**REQUIREMENTS**
Nothing but the lines from the top of the data to the line holding "W, H = 956 - OFF, 641 - OFF" should be printed, word for word and both ends included; leave the pictures out.
________
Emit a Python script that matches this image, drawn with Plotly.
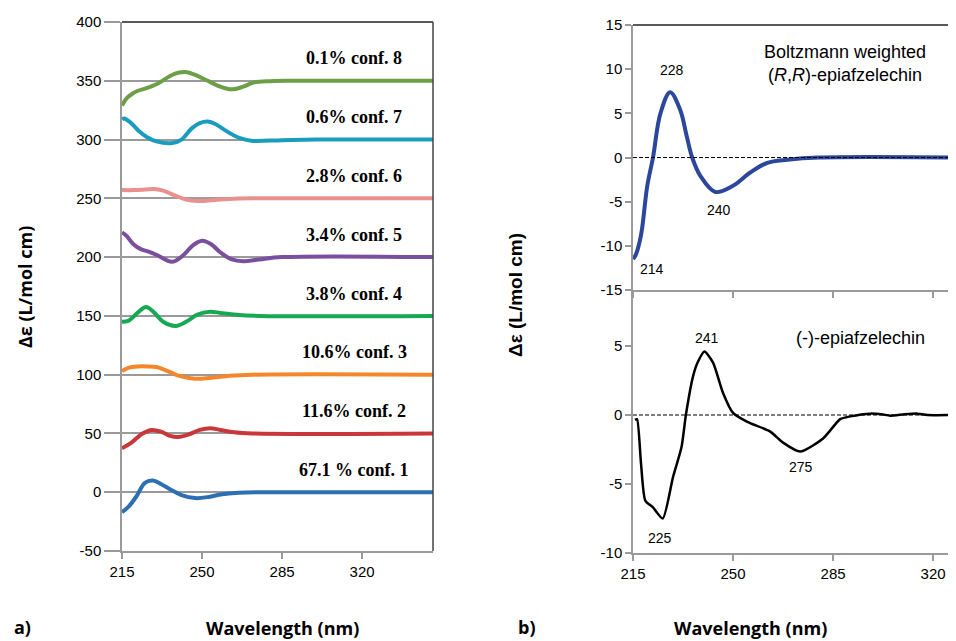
import plotly.graph_objects as go

# page default body margin is 8px, so the figure is drawn 8px in from the top-left corner
OFF = 8
W, H = 956 - OFF, 641 - OFF

# ---------- panel a) data: calculated ECD of conformers (delta values, offset applied) ----------
conf_names = ["67.1 % conf. 1", "11.6% conf. 2", "10.6% conf. 3", "3.8% conf. 4",
              "3.4% conf. 5", "2.8% conf. 6", "0.6% conf. 7", "0.1% conf. 8"]
conf_offsets = [0, 50, 100, 150, 200, 250, 300, 350]
conf_colors = ["#2c6fb2", "#c8373a", "#f4862c", "#17a853", "#7a4f9e", "#e8918f", "#1a9cbf", "#6c9f47"]

c1_x = [215, 218, 221.5, 225, 228.5, 232, 236, 241, 247, 253, 258, 266, 280, 352]
c1_y = [-17, -12, -3, 8, 10, 7, 2.5, -2.5, -5, -4, -2, -0.5, 0, 0]
c2_x = [215, 219, 224, 228, 232, 236, 239.5, 244, 249, 253.5, 258, 264, 272, 352]
c2_y = [-12.5, -8, 0, 3, 1.5, -2, -3, -1, 3, 4.5, 3, 1, 0, 0]
c3_x = [215, 218, 222, 226, 230, 235, 240, 245, 249, 255, 262, 272, 352]
c3_y = [3, 6, 7, 7, 6.5, 3, -1, -3, -3.5, -2.5, -1, 0, 0]
c4_x = [215, 218, 222, 225.5, 229, 233, 238.5, 243, 248, 253.5, 258, 265, 275, 352]
c4_y = [-5, -4, 3, 7.5, 3, -5, -8.5, -5, 1, 3.5, 2.5, 1, 0, 0]
c5_x = [215, 217, 220, 223, 226, 230, 237, 242, 246, 250, 254, 258, 263, 268, 275, 285, 352]
c5_y = [21, 18, 11, 7, 5, 2, -4, 2, 10, 14, 11, 4, -2, -3.5, -2, 0, 0]
c6_x = [215, 220, 225, 229, 233, 238, 243, 248, 255, 262, 272, 285, 352]
c6_y = [7, 7, 7.5, 8, 6.5, 2.5, -1, -2.2, -1.5, -0.5, 0, 0, 0]
c7_x = [215, 216, 219, 222, 226, 230, 237, 241, 245.5, 249, 252.6, 256, 260, 264, 267, 271.5, 285, 300, 352]
c7_y = [17, 18, 14, 8, 2, -1.5, -3, 0, 9.5, 14, 15.3, 13, 8, 3.5, 1, -1, -0.5, 0, 0]
c8_x = [215, 217, 219.5, 222, 225, 230.5, 236, 239.5, 243, 247, 252, 258, 263, 268, 272.5, 280, 290, 352]
c8_y = [-21, -15, -11, -8.5, -6.7, -2.5, 4, 6.8, 7.5, 5, 0.4, -5, -7.3, -5, -1.5, -0.3, 0, 0]

conf_x = [c1_x, c2_x, c3_x, c4_x, c5_x, c6_x, c7_x, c8_x]
conf_y = [c1_y, c2_y, c3_y, c4_y, c5_y, c6_y, c7_y, c8_y]

# ---------- panel b) data ----------
bw_x = [215, 216, 217.8, 220, 222, 224.6, 228, 231.5, 233.8, 235.7, 238.6, 243.8, 250, 256, 262, 269, 280, 328]
bw_y = [-11.5, -11, -8.8, -3.2, 0, 5, 7.4, 5.4, 2.4, 0, -2.1, -3.9, -3.2, -1.7, -0.6, -0.25, 0, 0]

ex_x = [215.7, 216.4, 217.8, 219.3, 222, 225.4, 229, 232, 233.5, 236, 237.6, 240, 243, 246.5, 250,
        255, 263, 267.5, 273.5, 281.5, 287.5, 291, 298, 302, 305, 310, 314.5, 318, 328]
ex_y = [-0.35, -0.3, -3.5, -6.2, -6.7, -7.5, -4.5, -2.3, 0, 2.8, 3.8, 4.6, 3.8, 1.6, 0.15,
        -0.5, -1.2, -2, -2.65, -1.7, -0.3, -0.1, 0.1, 0.05, -0.05, 0.05, 0.1, 0, 0]

x_ticks = [215, 250, 285, 320]
ya_ticks = [-50, 0, 50, 100, 150, 200, 250, 300, 350, 400]
yb_ticks = [-15, -10, -5, 0, 5, 10, 15]
yc_ticks = [-10, -5, 0, 5]


def lbl(v):
    return ("-%d" % -v) if v < 0 else "%d" % v


def px_x(p):
    return (p - OFF) / W


def px_y(p):
    return 1 - (p - OFF) / H


fig = go.Figure()

for xs, ys, off, col in zip(conf_x, conf_y, conf_offsets, conf_colors):
    fig.add_trace(go.Scatter(x=xs, y=[v + off for v in ys], mode="lines",
                             line=dict(color=col, width=4, shape="spline", smoothing=1.0),
                             xaxis="x", yaxis="y", showlegend=False, hoverinfo="skip"))

fig.add_trace(go.Scatter(x=bw_x, y=bw_y, mode="lines",
                         line=dict(color="#2b479c", width=4, shape="spline", smoothing=1.0),
                         xaxis="x2", yaxis="y2", showlegend=False))
fig.add_trace(go.Scatter(x=ex_x, y=ex_y, mode="lines",
                         line=dict(color="black", width=2.5, shape="spline", smoothing=0.6),
                         xaxis="x3", yaxis="y3", showlegend=False))

tickfont = dict(family="Liberation Sans, Arial", size=15, color="black")
axcol = "#9a9a9a"

common_x = dict(showline=True, linecolor=axcol, linewidth=1.5, ticks="outside", ticklen=6,
                tickcolor=axcol, tickwidth=1.5, showgrid=False, zeroline=False, automargin=False,
                tickvals=x_ticks, ticktext=[lbl(v) for v in x_ticks], tickfont=tickfont)
common_y = dict(showline=True, linecolor=axcol, linewidth=1.5, ticks="outside",
                tickcolor=axcol, tickwidth=1.5, zeroline=False, automargin=False, tickfont=tickfont)

fig.update_layout(
    width=W, height=H, margin=dict(l=0, r=0, t=0, b=0, pad=0), autosize=False,
    paper_bgcolor="white", plot_bgcolor="white",
    xaxis=dict(domain=[px_x(122), px_x(433)], range=[215, 351], anchor="y", **common_x),
    yaxis=dict(domain=[px_y(551), px_y(22)], range=[-50, 400], anchor="x", ticklen=16,
               tickvals=ya_ticks, ticktext=[lbl(v) for v in ya_ticks],
               showgrid=True, gridcolor=axcol, gridwidth=1.5, **common_y),
    xaxis2=dict(domain=[px_x(633), 1.0], range=[215, 328], anchor="y2", showticklabels=False, **common_x),
    yaxis2=dict(domain=[px_y(290), px_y(25)], range=[-15, 15], anchor="x2", ticklen=6,
                tickvals=yb_ticks, ticktext=[lbl(v) for v in yb_ticks],
                showgrid=False, **common_y),
    xaxis3=dict(domain=[px_x(633), 1.0], range=[215, 328], anchor="y3", **common_x),
    yaxis3=dict(domain=[px_y(553), px_y(290)], range=[-10, 9.06], anchor="x3", ticklen=6,
                tickvals=yc_ticks, ticktext=[lbl(v) for v in yc_ticks],
                showgrid=False, **common_y),
)

# dashed zero lines and plot borders
fig.add_shape(type="line", xref="x2 domain", yref="y2", x0=0, x1=1, y0=0, y1=0,
              line=dict(color="black", width=1, dash="4px,2px"))
fig.add_shape(type="line", xref="x3 domain", yref="y3", x0=0, x1=1, y0=0, y1=0,
              line=dict(color="black", width=1, dash="4px,2px"))
fig.add_shape(type="line", xref="x2 domain", yref="y2 domain", x0=0, x1=1, y0=1, y1=1,
              line=dict(color="#222222", width=1.5))
fig.add_shape(type="line", xref="x domain", yref="y domain", x0=0, x1=1, y0=1, y1=1,
              line=dict(color="#222222", width=1.5))
fig.add_shape(type="line", xref="x domain", yref="y domain", x0=1, x1=1, y0=0, y1=1,
              line=dict(color="#444444", width=1.5))

# conformer labels
for name, off in zip(conf_names, conf_offsets):
    fig.add_annotation(text="<b>%s</b>" % name, xref="paper", yref="y", x=px_x(354), y=off + 19,
                       xanchor="center", yanchor="middle", showarrow=False,
                       font=dict(family="Liberation Serif, Times New Roman", size=18, color="black"))

numfont = dict(family="Liberation Sans, Arial", size=14, color="black")
for t, x, y, xr, yr in [("228", 228.5, 9.9, "x2", "y2"), ("214", 221.5, -12.6, "x2", "y2"),
                        ("240", 245, -5.9, "x2", "y2"),
                        ("241", 240.8, 5.6, "x3", "y3"), ("225", 224.3, -8.9, "x3", "y3"),
                        ("275", 273.7, -3.8, "x3", "y3")]:
    fig.add_annotation(text=t, x=x, y=y, xref=xr, yref=yr, showarrow=False, font=numfont,
                       xanchor="center", yanchor="middle")

bigfont = dict(family="Liberation Sans, Arial", size=18, color="black")


def note(text, x, y, font, angle=0):
    fig.add_annotation(text=text, xref="paper", yref="paper", x=px_x(x), y=px_y(y),
                       xanchor="center", yanchor="middle", textangle=angle,
                       showarrow=False, font=font, align="center")


note("Boltzmann weighted<br>(<i>R</i>,<i>R</i>)-epiafzelechin", 845, 64, bigfont)
note("(-)-epiafzelechin", 860, 338, bigfont)

titlefont = dict(family="Open Sans, Liberation Sans", size=18, color="black")
note("<b>Δε (L/mol cm)</b>", 25, 287, titlefont, -90)
note("<b>Δε (L/mol cm)</b>", 515, 295, dict(family="Liberation Sans, Arial", size=19, color="black"), -90)
note("<b>Wavelength (nm)</b>", 282, 628, titlefont)
note("<b>Wavelength (nm)</b>", 750, 628, titlefont)
labfont = dict(family="Open Sans, Liberation Sans", size=18, color="black")
note("<b>a)</b>", 22, 627, labfont)
note("<b>b)</b>", 527, 627, labfont)

fig.write_html("out.html")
________
**TASK RESPONSE**
Emit a Python script that matches this image, drawn with Plotly.
import plotly.graph_objects as go

# page default body margin is 8px, so the figure is drawn 8px in from the top-left corner
OFF = 8
W, H = 956 - OFF, 641 - OFF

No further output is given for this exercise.